Your goal:
Give the number of lines in the listing that hold the word "seaborn". Write nothing but that number.

Provided material:
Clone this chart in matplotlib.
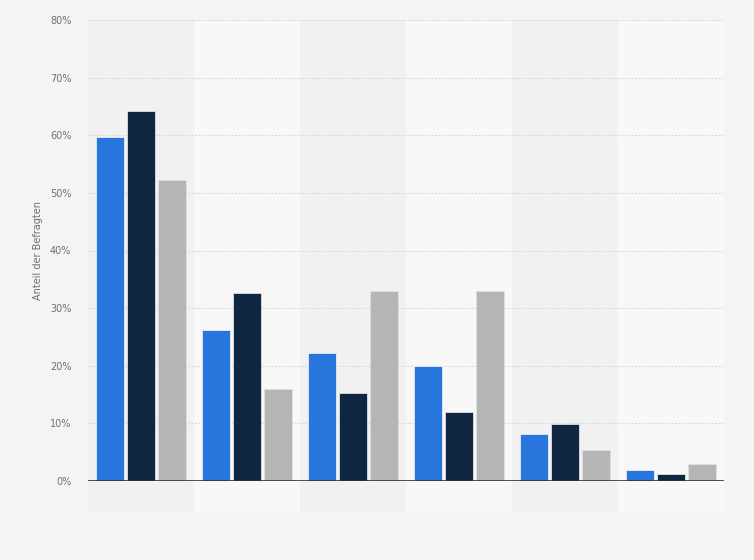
* * *
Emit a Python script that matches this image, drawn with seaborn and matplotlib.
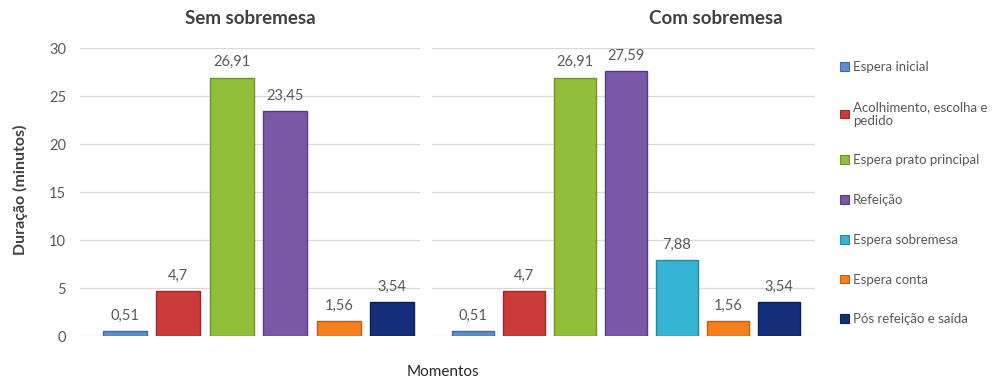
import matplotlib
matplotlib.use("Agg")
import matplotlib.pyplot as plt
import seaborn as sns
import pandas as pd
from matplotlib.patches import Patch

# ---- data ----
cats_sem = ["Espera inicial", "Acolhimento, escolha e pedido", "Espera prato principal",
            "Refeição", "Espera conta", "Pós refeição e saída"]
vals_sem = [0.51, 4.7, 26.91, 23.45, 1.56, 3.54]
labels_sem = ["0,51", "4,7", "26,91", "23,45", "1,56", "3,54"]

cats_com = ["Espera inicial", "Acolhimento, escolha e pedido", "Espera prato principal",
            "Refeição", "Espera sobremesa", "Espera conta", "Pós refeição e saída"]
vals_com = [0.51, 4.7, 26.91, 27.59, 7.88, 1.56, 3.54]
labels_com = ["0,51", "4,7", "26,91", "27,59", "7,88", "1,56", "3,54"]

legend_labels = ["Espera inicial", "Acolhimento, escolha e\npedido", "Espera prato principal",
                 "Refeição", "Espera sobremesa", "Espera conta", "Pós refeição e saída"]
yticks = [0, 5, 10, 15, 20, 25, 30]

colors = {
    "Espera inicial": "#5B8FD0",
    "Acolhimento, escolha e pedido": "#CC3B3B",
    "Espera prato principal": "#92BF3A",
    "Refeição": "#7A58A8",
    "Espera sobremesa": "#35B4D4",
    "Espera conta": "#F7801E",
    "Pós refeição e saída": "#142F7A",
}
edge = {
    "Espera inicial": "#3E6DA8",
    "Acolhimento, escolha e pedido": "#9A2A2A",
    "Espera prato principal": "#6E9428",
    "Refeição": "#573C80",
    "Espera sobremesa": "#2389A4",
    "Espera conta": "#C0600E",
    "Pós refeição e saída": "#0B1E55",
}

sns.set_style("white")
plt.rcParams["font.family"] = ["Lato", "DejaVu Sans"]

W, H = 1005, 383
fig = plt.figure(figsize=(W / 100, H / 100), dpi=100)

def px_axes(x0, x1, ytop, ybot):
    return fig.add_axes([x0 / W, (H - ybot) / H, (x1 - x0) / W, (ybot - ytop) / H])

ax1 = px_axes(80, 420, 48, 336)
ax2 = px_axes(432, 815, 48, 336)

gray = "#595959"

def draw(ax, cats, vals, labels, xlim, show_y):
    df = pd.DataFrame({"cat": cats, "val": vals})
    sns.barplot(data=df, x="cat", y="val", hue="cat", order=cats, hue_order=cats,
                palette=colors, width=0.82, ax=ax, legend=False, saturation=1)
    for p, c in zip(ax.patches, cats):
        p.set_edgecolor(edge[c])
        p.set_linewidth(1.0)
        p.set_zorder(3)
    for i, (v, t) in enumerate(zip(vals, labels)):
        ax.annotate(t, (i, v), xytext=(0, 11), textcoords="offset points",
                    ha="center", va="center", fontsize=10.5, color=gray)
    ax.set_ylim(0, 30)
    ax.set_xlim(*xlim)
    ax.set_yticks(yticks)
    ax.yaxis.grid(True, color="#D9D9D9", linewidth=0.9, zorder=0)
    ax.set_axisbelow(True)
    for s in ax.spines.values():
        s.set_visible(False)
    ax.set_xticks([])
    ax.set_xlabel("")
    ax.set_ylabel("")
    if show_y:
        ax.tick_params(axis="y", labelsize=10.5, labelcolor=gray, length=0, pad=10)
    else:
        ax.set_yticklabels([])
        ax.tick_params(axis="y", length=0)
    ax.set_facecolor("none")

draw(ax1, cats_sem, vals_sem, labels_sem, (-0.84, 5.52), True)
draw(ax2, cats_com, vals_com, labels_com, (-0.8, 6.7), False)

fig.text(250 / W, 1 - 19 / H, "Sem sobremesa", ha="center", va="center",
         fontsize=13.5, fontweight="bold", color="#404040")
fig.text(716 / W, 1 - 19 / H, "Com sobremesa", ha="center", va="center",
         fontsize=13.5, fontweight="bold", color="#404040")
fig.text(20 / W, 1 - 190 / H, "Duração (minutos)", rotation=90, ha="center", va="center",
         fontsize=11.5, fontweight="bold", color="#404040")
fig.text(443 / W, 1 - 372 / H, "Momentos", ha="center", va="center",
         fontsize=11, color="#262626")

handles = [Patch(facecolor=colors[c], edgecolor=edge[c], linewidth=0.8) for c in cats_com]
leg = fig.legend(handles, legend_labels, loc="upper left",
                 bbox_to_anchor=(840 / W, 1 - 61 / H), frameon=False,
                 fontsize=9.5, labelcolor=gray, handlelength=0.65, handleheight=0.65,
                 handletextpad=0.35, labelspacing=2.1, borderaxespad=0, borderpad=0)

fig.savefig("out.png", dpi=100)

Solution to the problem:
2